* begin Given information *
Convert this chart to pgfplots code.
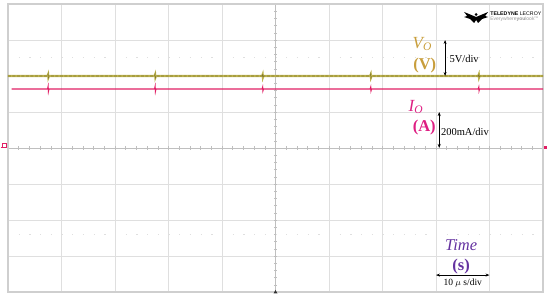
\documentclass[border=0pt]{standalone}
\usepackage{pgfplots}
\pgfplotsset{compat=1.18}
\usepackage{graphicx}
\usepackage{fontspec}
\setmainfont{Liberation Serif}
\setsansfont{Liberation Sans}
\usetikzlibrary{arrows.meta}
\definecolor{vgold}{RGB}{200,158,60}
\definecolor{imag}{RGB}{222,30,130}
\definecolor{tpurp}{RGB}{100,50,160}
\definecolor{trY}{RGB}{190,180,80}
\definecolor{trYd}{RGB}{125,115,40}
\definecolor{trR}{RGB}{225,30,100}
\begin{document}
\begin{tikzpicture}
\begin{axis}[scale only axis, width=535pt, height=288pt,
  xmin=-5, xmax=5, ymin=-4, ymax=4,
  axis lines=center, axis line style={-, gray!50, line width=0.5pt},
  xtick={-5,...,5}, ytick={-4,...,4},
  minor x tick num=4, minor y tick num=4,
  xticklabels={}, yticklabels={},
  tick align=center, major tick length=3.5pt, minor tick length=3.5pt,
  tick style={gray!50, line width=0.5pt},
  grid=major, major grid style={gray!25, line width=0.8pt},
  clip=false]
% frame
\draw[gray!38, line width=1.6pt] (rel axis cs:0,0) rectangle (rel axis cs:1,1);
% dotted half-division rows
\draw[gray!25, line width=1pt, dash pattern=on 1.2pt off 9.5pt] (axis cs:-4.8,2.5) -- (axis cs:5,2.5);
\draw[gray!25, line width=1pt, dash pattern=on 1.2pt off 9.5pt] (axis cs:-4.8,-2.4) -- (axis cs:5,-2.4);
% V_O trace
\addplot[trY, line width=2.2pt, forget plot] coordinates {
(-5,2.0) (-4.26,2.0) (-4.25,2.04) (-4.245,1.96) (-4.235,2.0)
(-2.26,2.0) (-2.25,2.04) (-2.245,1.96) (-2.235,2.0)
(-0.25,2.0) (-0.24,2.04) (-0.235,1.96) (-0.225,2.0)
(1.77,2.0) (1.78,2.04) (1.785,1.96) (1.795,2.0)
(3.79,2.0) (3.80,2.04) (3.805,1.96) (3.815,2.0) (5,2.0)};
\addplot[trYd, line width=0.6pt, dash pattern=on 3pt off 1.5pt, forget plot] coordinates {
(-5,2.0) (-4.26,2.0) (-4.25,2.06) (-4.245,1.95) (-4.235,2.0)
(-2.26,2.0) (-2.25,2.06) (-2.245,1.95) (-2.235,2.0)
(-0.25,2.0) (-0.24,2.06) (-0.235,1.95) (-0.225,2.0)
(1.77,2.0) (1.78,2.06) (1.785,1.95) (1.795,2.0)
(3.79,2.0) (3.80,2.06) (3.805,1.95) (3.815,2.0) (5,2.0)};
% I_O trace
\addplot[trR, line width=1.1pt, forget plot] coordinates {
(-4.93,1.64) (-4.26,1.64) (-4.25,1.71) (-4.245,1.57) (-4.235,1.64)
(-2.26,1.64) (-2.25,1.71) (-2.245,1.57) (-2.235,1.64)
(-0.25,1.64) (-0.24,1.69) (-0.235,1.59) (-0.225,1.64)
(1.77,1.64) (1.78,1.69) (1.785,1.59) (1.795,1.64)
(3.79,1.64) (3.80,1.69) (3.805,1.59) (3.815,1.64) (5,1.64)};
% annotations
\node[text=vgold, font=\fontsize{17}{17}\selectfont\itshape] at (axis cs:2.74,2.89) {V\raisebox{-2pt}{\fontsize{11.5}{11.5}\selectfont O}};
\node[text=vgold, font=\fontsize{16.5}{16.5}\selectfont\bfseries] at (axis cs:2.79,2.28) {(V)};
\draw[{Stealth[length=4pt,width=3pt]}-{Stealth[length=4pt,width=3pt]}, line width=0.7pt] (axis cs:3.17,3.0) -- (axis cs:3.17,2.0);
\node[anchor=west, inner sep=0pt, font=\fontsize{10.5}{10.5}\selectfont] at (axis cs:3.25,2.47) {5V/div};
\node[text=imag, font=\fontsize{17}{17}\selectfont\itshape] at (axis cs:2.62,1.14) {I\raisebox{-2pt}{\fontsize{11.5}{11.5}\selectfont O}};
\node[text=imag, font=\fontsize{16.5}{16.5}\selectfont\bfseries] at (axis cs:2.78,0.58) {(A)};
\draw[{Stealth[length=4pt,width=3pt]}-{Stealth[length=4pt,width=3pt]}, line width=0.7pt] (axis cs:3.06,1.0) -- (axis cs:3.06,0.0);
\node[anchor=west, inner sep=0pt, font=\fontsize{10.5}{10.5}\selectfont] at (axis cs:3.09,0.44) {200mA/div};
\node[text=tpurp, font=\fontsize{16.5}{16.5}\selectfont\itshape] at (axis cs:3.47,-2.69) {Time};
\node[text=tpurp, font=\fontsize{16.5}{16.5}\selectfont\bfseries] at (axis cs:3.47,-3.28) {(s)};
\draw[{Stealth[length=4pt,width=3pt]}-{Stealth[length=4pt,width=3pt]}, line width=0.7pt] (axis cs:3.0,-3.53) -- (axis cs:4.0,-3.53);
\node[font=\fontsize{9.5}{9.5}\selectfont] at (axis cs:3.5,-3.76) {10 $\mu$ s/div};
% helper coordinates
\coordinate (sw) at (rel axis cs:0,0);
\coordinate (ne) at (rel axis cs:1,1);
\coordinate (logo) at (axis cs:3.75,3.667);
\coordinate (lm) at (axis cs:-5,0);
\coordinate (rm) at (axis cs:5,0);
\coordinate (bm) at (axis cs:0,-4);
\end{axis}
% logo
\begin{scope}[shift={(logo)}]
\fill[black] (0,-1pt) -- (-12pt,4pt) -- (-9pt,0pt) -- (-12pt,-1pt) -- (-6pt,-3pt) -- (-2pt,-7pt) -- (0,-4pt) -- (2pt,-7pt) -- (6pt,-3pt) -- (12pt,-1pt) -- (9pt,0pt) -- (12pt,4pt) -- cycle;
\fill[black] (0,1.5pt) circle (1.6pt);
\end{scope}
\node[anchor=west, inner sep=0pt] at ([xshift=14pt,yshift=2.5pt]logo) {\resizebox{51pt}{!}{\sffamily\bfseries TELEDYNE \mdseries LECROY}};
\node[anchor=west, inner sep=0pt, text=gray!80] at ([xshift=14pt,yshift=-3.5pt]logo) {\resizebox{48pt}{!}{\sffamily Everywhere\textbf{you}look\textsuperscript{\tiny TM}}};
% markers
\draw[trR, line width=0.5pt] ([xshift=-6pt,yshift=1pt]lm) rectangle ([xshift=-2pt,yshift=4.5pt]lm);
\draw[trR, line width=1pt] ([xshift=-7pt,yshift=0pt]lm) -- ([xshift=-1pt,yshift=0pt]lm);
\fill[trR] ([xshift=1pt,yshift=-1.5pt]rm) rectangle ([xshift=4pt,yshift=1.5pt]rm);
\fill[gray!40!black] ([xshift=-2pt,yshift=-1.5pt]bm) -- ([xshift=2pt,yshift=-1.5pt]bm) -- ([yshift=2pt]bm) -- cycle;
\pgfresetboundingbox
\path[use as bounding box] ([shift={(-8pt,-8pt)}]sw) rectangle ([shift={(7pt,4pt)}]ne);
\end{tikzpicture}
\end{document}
* end Given information *
* begin Given information *
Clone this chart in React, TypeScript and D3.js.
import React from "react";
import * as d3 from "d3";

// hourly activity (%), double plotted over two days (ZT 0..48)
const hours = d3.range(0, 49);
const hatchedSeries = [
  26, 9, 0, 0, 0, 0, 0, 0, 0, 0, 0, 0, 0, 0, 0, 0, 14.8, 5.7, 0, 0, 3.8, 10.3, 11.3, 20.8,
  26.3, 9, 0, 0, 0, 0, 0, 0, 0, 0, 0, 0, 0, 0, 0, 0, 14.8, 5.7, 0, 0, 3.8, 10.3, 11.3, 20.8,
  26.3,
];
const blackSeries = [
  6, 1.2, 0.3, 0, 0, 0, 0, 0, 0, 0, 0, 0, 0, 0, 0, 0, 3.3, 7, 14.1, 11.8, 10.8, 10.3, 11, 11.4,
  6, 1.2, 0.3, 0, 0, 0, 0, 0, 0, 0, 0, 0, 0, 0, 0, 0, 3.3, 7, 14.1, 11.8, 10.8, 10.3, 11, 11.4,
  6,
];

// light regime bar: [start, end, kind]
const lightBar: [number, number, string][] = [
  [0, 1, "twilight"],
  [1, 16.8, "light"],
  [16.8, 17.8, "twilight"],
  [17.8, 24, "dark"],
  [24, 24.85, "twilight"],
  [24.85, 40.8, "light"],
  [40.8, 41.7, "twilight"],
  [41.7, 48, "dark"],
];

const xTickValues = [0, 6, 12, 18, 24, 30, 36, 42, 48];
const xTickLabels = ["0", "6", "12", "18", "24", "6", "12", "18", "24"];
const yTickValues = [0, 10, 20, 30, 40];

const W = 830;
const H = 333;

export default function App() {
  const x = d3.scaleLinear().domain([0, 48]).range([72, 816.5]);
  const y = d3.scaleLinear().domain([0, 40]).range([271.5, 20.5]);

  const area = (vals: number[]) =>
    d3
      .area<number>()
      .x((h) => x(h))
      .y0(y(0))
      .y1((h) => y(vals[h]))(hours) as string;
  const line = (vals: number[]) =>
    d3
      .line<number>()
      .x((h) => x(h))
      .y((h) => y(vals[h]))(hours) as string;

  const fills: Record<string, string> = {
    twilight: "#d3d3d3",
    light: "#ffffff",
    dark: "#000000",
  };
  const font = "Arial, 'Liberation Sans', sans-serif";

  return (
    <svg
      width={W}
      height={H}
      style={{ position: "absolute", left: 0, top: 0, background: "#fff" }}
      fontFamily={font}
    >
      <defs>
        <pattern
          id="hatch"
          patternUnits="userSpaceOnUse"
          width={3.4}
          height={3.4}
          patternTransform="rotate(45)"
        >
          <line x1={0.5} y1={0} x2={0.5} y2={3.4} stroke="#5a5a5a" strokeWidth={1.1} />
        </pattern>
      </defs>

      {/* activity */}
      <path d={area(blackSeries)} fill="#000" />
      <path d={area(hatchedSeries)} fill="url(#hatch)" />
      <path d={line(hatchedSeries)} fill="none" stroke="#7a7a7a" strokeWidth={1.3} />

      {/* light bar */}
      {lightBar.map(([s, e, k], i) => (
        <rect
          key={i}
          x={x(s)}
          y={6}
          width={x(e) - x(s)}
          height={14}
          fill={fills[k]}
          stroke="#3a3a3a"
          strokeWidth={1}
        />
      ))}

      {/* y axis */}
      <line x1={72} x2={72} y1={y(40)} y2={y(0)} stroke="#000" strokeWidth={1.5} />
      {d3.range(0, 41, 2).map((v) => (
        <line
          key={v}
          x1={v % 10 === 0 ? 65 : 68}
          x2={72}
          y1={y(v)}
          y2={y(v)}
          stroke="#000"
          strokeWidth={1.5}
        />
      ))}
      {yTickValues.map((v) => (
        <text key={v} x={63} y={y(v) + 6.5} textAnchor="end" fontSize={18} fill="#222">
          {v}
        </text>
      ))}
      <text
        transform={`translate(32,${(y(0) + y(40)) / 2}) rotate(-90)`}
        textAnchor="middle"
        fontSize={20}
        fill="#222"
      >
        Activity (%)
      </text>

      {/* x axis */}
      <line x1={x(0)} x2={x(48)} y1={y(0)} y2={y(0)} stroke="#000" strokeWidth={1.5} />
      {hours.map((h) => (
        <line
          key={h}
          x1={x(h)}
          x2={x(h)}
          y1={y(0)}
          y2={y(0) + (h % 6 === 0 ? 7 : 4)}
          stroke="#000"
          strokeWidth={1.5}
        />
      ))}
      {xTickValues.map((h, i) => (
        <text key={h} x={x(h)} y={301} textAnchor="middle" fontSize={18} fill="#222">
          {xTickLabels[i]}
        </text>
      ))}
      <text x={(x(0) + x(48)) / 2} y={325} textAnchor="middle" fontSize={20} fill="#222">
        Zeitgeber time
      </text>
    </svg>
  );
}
* end Given information *
* begin Given information *
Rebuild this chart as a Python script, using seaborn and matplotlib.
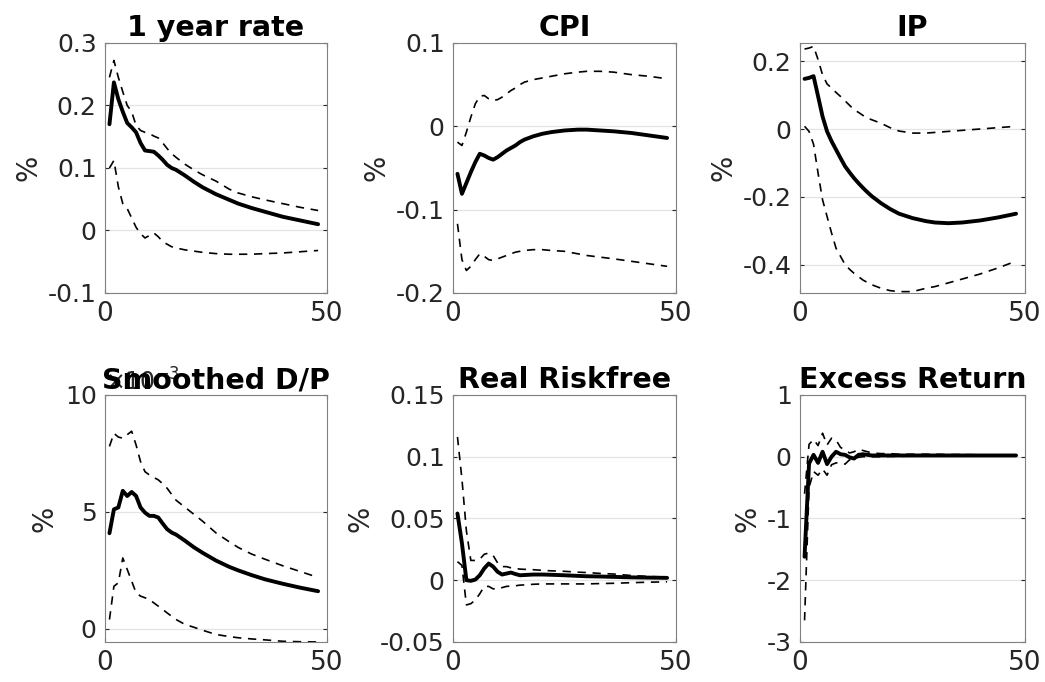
* end Given information *
### Brief
Print the lines from the line with "Clone this chart" to the line with "const y = d3.scaleLinear().domain([0, 40]).range([271.5, 20.5]);" exactly, and print nothing else. Both of those lines are included.

### Answer
Clone this chart in React, TypeScript and D3.js.
import React from "react";
import * as d3 from "d3";

// hourly activity (%), double plotted over two days (ZT 0..48)
const hours = d3.range(0, 49);
const hatchedSeries = [
  26, 9, 0, 0, 0, 0, 0, 0, 0, 0, 0, 0, 0, 0, 0, 0, 14.8, 5.7, 0, 0, 3.8, 10.3, 11.3, 20.8,
  26.3, 9, 0, 0, 0, 0, 0, 0, 0, 0, 0, 0, 0, 0, 0, 0, 14.8, 5.7, 0, 0, 3.8, 10.3, 11.3, 20.8,
  26.3,
];
const blackSeries = [
  6, 1.2, 0.3, 0, 0, 0, 0, 0, 0, 0, 0, 0, 0, 0, 0, 0, 3.3, 7, 14.1, 11.8, 10.8, 10.3, 11, 11.4,
  6, 1.2, 0.3, 0, 0, 0, 0, 0, 0, 0, 0, 0, 0, 0, 0, 0, 3.3, 7, 14.1, 11.8, 10.8, 10.3, 11, 11.4,
  6,
];

// light regime bar: [start, end, kind]
const lightBar: [number, number, string][] = [
  [0, 1, "twilight"],
  [1, 16.8, "light"],
  [16.8, 17.8, "twilight"],
  [17.8, 24, "dark"],
  [24, 24.85, "twilight"],
  [24.85, 40.8, "light"],
  [40.8, 41.7, "twilight"],
  [41.7, 48, "dark"],
];

const xTickValues = [0, 6, 12, 18, 24, 30, 36, 42, 48];
const xTickLabels = ["0", "6", "12", "18", "24", "6", "12", "18", "24"];
const yTickValues = [0, 10, 20, 30, 40];

const W = 830;
const H = 333;

export default function App() {
  const x = d3.scaleLinear().domain([0, 48]).range([72, 816.5]);
  const y = d3.scaleLinear().domain([0, 40]).range([271.5, 20.5]);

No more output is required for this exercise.